The interpretation of Anselm of Canterbury’s Proslogion has a long and rich tradition. However, its study is often narrowly focused on its so-called "ontological argument." As a result, engagement with the text of this work tends to be lopsided, and the prayerful purpose that undergirds the whole book is often completely ignored. Even the most rigorous engagements with the Proslogion often have little to say, for instance, about how the prayers of Proslogion 1, 14, and 18 contribute materially to Anselm’s argument, or how his doctrine of God develops organically from the divine formula in the early chapters to the doctrines of eternity, simplicity, and Trinity in later chapters. There are very few works that offer a sustained analysis to Anselm’s flow of thought throughout the entire Proslogion, and no one has explored how Anselm’s doctrine of creaturely joy in heaven in Proslogion 24-26 is a fitting climax and resolution to the book.
Anselm’s Pursuit of Joy attempts a sustained, chapter-by-chapter textual analysis of the Proslogion, and offers the first effort to situate Anselm’s doctrine of heaven in Proslogion 24-26 as the climax of the earlier themes of Anselm’s work. Gavin Ortlund suggests that the basic purpose of Anselm’s argument in the Proslogion is to seek the visio Dei that he articulates as his soul’s deepest desire ( Proslogion 1). While Anselm’s argument for God’s existence ( Proslogion 2-4) is an important piece of this effort, it is only one step of a larger trajectory of thought that leads Anselm to meditate further on God’s nature as the highest good of the human soul ( Proslogion 5-23), and then to anticipate the joy of possessing God in heaven ( Proslogion 24-26). In other words, the establishment of God’s existence is only the penultimate consequence of Anselm’s famous formula "that than which nothing greater can be thought"—his ultimate concern is with the infinite creaturely joy that is entailed by his existence. The Proslogion is, far more than an argument for God’s existence, a meditation on God as the chief happiness of the human soul.
Gavin Ortlund is senior pastor of First Baptist Church of Ojai in Ojai, California. He is the author of Theological Retrieval for Evangelicals and Retrieving Augustine's Doctrine of Creation.
"An original and compelling thesis. Ortlund demonstrates, through a close textual analysis grounded in the history of the medieval monastic tradition, that Anselm's more 'philosophical' treatises are actually part of a large repertoire of theological and spiritual writings with a unified theme."
~John Bequette, professor of philosophy at the University of St. Francis Indiana.

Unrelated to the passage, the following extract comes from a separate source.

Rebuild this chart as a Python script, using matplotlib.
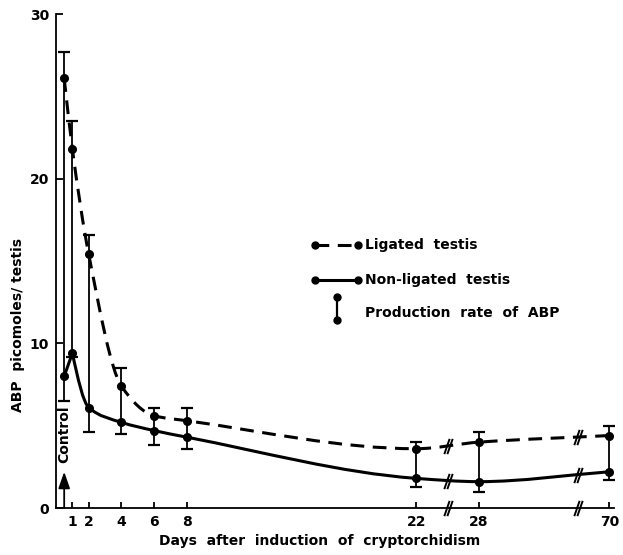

"Integrating and going beyond the all-too few studies that read Anselm's Proslogion holistically, Ortlund presents a fresh, insightful, fine-grained, gracefully written, and persuasive analysis of this text, showing how Anselm moves seamlessly from God understood as that than which nothing greater can be conceived to God as the source of a spiritual joy greater than can be imagined. An important contribution to Anselm studies."
~Marcia L. Colish, Yale University
"Anselm is one of the greatest Christian theologians, and the Proslogion is one of the greatest historic statements of Christian theology. Yet it is also one of the most enigmatic. What is Anselm aiming at in this work? How should we categorize this prayerful theology that appears to be so much like apologetics? Theological and philosophical minds have puzzled over these questions for centuries. In this study, Gavin Ortlund proposes a fresh way of thinking about the Proslogion that is properly theological, and that pays particular attention to the shape and content of Anselm's work, and to its intended goal. It is a monograph of the highest theological quality, from which I have learned a great deal."
~Oliver D. Crisp, University of St. Andrews
"Ortlund draws deeply upon Anselm's entire corpus and upon an extraordinary range of scholarship, including neglected European sources. He shows that the entirety of Anselm's Proslogion, including his famous proof, has for its purpose recalling us to the profound attraction of God and beatific communion with God. In this masterful interpretation, Anselm is the model of the theologian as lover of God, who discovers in the Trinity all for which our hearts yearn. In this book we find a theology freed from all trivializations of its task."
~Matthew Levering, Mundelein Seminary
"Down through the centuries, the vast majority of readers of Anselm’s Proslogion have shown an overwhelming interest in the "ontological argument" of chapters 2-4, often extracting it from its literary and historical contexts and simply adjudging the validity of its proof for God’s existence. Anselm’s Pursuit of Joy provides a necessary and refreshing corrective to this dominant interpretive tradition. By way of a holistic and contextual reading of the Proslogion, Ortlund insightfully and convincingly argues that the most basic and ultimate goal at which Anselm’s work aims is—far from a rational demonstration of the bare existence of God—the soul’s beatific vision of this same God."
~Franklin T. Harkins, Boston College
"With his greater focus on the final chapters and a broader reading of the text, Ortlund has provided a valuable service in helping to rebalance the hermeneutics of the Proslogion."